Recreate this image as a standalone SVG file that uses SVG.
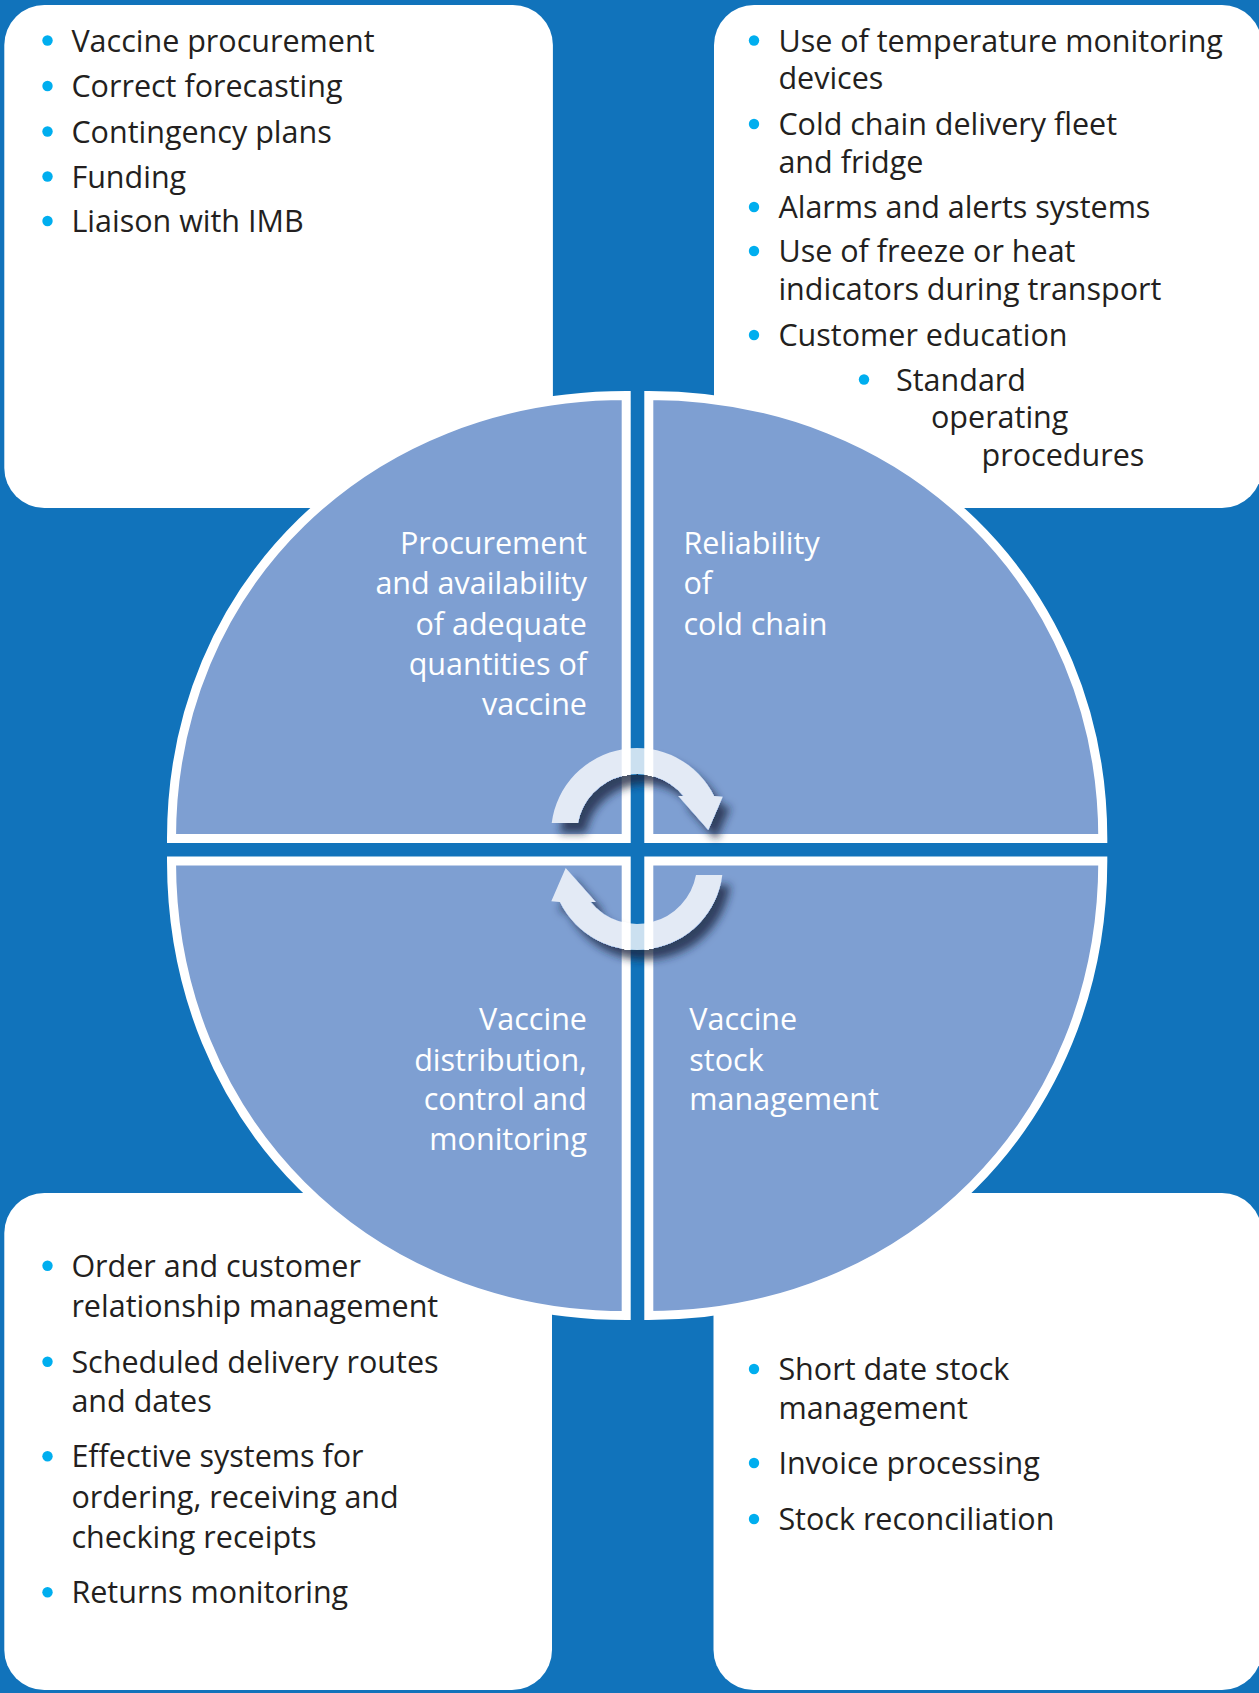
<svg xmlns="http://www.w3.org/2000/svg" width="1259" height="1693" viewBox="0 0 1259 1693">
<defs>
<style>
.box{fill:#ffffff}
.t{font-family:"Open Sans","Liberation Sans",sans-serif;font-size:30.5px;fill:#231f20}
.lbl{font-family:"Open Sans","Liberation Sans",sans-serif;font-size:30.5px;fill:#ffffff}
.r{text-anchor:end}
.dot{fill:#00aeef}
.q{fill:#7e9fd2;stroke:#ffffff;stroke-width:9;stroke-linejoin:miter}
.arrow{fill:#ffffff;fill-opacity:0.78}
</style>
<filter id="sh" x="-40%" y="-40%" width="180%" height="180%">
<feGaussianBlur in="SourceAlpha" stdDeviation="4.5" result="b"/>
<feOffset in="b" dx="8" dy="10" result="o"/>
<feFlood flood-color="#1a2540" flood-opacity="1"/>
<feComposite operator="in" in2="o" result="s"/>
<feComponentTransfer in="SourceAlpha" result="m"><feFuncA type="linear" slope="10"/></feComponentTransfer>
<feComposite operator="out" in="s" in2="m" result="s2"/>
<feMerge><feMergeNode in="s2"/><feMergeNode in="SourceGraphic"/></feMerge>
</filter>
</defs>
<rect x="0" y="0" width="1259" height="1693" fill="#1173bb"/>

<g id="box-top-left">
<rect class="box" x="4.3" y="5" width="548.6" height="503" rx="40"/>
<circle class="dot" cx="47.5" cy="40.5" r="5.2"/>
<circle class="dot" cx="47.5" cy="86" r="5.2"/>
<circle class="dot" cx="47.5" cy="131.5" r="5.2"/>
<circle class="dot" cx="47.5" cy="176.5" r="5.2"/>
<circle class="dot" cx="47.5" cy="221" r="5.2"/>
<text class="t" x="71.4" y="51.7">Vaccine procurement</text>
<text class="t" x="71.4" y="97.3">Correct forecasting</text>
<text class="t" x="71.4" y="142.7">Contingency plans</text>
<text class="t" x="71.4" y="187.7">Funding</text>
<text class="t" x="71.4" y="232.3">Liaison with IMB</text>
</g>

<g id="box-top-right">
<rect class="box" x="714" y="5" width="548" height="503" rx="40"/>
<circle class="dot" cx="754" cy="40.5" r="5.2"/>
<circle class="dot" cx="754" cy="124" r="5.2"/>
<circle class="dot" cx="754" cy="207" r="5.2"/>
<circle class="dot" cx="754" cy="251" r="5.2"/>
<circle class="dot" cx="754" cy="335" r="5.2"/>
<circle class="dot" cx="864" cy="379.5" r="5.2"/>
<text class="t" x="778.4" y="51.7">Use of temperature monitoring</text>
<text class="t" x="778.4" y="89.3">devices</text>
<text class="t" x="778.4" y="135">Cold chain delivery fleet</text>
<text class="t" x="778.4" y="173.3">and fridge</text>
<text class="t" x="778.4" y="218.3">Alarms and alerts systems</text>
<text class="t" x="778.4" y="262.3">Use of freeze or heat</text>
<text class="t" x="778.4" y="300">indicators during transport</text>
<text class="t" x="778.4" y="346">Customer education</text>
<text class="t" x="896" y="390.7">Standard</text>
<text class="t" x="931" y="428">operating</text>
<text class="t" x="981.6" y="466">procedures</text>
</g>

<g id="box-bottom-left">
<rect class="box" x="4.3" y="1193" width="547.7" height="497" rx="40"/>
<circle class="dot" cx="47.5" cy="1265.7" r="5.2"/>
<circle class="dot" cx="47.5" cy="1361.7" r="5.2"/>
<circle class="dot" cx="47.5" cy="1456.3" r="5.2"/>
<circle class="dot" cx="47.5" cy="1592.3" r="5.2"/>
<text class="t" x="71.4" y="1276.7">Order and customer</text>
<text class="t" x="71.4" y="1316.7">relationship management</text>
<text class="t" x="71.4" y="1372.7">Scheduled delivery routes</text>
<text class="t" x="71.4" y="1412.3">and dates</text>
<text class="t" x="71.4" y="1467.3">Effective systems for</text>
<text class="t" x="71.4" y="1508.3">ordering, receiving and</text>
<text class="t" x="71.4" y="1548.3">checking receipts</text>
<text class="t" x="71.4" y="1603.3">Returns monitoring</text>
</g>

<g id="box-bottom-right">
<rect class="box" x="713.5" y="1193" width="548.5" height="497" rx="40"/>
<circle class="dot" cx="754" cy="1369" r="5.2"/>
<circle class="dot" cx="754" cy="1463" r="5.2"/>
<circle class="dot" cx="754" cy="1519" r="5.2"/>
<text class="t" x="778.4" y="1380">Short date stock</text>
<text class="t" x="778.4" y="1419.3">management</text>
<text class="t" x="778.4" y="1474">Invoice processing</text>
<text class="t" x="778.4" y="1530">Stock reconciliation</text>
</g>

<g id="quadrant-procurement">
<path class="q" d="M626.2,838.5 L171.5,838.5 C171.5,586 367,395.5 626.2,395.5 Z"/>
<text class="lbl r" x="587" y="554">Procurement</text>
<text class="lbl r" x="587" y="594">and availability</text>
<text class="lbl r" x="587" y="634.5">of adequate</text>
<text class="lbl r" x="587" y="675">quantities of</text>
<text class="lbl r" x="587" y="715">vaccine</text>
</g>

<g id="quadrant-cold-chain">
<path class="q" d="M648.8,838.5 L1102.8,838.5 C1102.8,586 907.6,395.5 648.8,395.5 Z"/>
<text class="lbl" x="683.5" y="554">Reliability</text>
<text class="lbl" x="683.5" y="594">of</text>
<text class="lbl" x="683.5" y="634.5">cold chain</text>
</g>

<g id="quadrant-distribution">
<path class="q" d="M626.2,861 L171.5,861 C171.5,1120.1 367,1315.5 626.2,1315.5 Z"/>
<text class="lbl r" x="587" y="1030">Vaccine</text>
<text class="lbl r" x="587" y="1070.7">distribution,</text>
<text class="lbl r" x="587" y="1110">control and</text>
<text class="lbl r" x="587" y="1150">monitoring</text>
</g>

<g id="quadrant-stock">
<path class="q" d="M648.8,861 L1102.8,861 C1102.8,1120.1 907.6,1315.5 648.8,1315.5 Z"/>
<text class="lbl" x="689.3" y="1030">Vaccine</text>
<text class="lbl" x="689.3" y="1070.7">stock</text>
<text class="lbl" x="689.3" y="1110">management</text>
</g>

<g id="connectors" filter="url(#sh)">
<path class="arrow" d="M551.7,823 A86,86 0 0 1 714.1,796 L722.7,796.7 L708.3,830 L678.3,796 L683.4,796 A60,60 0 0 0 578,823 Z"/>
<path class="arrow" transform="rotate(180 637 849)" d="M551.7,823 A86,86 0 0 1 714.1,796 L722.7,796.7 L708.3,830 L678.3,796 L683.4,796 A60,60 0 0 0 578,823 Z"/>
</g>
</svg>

***

GOAL:
Write out the listing above exactly as it stands, pictures excluded.

COMPLETE OUTPUT:
Recreate this image as a standalone SVG file that uses SVG.
<svg xmlns="http://www.w3.org/2000/svg" width="1259" height="1693" viewBox="0 0 1259 1693">
<defs>
<style>
.box{fill:#ffffff}
.t{font-family:"Open Sans","Liberation Sans",sans-serif;font-size:30.5px;fill:#231f20}
.lbl{font-family:"Open Sans","Liberation Sans",sans-serif;font-size:30.5px;fill:#ffffff}
.r{text-anchor:end}
.dot{fill:#00aeef}
.q{fill:#7e9fd2;stroke:#ffffff;stroke-width:9;stroke-linejoin:miter}
.arrow{fill:#ffffff;fill-opacity:0.78}
</style>
<filter id="sh" x="-40%" y="-40%" width="180%" height="180%">
<feGaussianBlur in="SourceAlpha" stdDeviation="4.5" result="b"/>
<feOffset in="b" dx="8" dy="10" result="o"/>
<feFlood flood-color="#1a2540" flood-opacity="1"/>
<feComposite operator="in" in2="o" result="s"/>
<feComponentTransfer in="SourceAlpha" result="m"><feFuncA type="linear" slope="10"/></feComponentTransfer>
<feComposite operator="out" in="s" in2="m" result="s2"/>
<feMerge><feMergeNode in="s2"/><feMergeNode in="SourceGraphic"/></feMerge>
</filter>
</defs>
<rect x="0" y="0" width="1259" height="1693" fill="#1173bb"/>

<g id="box-top-left">
<rect class="box" x="4.3" y="5" width="548.6" height="503" rx="40"/>
<circle class="dot" cx="47.5" cy="40.5" r="5.2"/>
<circle class="dot" cx="47.5" cy="86" r="5.2"/>
<circle class="dot" cx="47.5" cy="131.5" r="5.2"/>
<circle class="dot" cx="47.5" cy="176.5" r="5.2"/>
<circle class="dot" cx="47.5" cy="221" r="5.2"/>
<text class="t" x="71.4" y="51.7">Vaccine procurement</text>
<text class="t" x="71.4" y="97.3">Correct forecasting</text>
<text class="t" x="71.4" y="142.7">Contingency plans</text>
<text class="t" x="71.4" y="187.7">Funding</text>
<text class="t" x="71.4" y="232.3">Liaison with IMB</text>
</g>

<g id="box-top-right">
<rect class="box" x="714" y="5" width="548" height="503" rx="40"/>
<circle class="dot" cx="754" cy="40.5" r="5.2"/>
<circle class="dot" cx="754" cy="124" r="5.2"/>
<circle class="dot" cx="754" cy="207" r="5.2"/>
<circle class="dot" cx="754" cy="251" r="5.2"/>
<circle class="dot" cx="754" cy="335" r="5.2"/>
<circle class="dot" cx="864" cy="379.5" r="5.2"/>
<text class="t" x="778.4" y="51.7">Use of temperature monitoring</text>
<text class="t" x="778.4" y="89.3">devices</text>
<text class="t" x="778.4" y="135">Cold chain delivery fleet</text>
<text class="t" x="778.4" y="173.3">and fridge</text>
<text class="t" x="778.4" y="218.3">Alarms and alerts systems</text>
<text class="t" x="778.4" y="262.3">Use of freeze or heat</text>
<text class="t" x="778.4" y="300">indicators during transport</text>
<text class="t" x="778.4" y="346">Customer education</text>
<text class="t" x="896" y="390.7">Standard</text>
<text class="t" x="931" y="428">operating</text>
<text class="t" x="981.6" y="466">procedures</text>
</g>

<g id="box-bottom-left">
<rect class="box" x="4.3" y="1193" width="547.7" height="497" rx="40"/>
<circle class="dot" cx="47.5" cy="1265.7" r="5.2"/>
<circle class="dot" cx="47.5" cy="1361.7" r="5.2"/>
<circle class="dot" cx="47.5" cy="1456.3" r="5.2"/>
<circle class="dot" cx="47.5" cy="1592.3" r="5.2"/>
<text class="t" x="71.4" y="1276.7">Order and customer</text>
<text class="t" x="71.4" y="1316.7">relationship management</text>
<text class="t" x="71.4" y="1372.7">Scheduled delivery routes</text>
<text class="t" x="71.4" y="1412.3">and dates</text>
<text class="t" x="71.4" y="1467.3">Effective systems for</text>
<text class="t" x="71.4" y="1508.3">ordering, receiving and</text>
<text class="t" x="71.4" y="1548.3">checking receipts</text>
<text class="t" x="71.4" y="1603.3">Returns monitoring</text>
</g>

<g id="box-bottom-right">
<rect class="box" x="713.5" y="1193" width="548.5" height="497" rx="40"/>
<circle class="dot" cx="754" cy="1369" r="5.2"/>
<circle class="dot" cx="754" cy="1463" r="5.2"/>
<circle class="dot" cx="754" cy="1519" r="5.2"/>
<text class="t" x="778.4" y="1380">Short date stock</text>
<text class="t" x="778.4" y="1419.3">management</text>
<text class="t" x="778.4" y="1474">Invoice processing</text>
<text class="t" x="778.4" y="1530">Stock reconciliation</text>
</g>

<g id="quadrant-procurement">
<path class="q" d="M626.2,838.5 L171.5,838.5 C171.5,586 367,395.5 626.2,395.5 Z"/>
<text class="lbl r" x="587" y="554">Procurement</text>
<text class="lbl r" x="587" y="594">and availability</text>
<text class="lbl r" x="587" y="634.5">of adequate</text>
<text class="lbl r" x="587" y="675">quantities of</text>
<text class="lbl r" x="587" y="715">vaccine</text>
</g>

<g id="quadrant-cold-chain">
<path class="q" d="M648.8,838.5 L1102.8,838.5 C1102.8,586 907.6,395.5 648.8,395.5 Z"/>
<text class="lbl" x="683.5" y="554">Reliability</text>
<text class="lbl" x="683.5" y="594">of</text>
<text class="lbl" x="683.5" y="634.5">cold chain</text>
</g>

<g id="quadrant-distribution">
<path class="q" d="M626.2,861 L171.5,861 C171.5,1120.1 367,1315.5 626.2,1315.5 Z"/>
<text class="lbl r" x="587" y="1030">Vaccine</text>
<text class="lbl r" x="587" y="1070.7">distribution,</text>
<text class="lbl r" x="587" y="1110">control and</text>
<text class="lbl r" x="587" y="1150">monitoring</text>
</g>

<g id="quadrant-stock">
<path class="q" d="M648.8,861 L1102.8,861 C1102.8,1120.1 907.6,1315.5 648.8,1315.5 Z"/>
<text class="lbl" x="689.3" y="1030">Vaccine</text>
<text class="lbl" x="689.3" y="1070.7">stock</text>
<text class="lbl" x="689.3" y="1110">management</text>
</g>

<g id="connectors" filter="url(#sh)">
<path class="arrow" d="M551.7,823 A86,86 0 0 1 714.1,796 L722.7,796.7 L708.3,830 L678.3,796 L683.4,796 A60,60 0 0 0 578,823 Z"/>
<path class="arrow" transform="rotate(180 637 849)" d="M551.7,823 A86,86 0 0 1 714.1,796 L722.7,796.7 L708.3,830 L678.3,796 L683.4,796 A60,60 0 0 0 578,823 Z"/>
</g>
</svg>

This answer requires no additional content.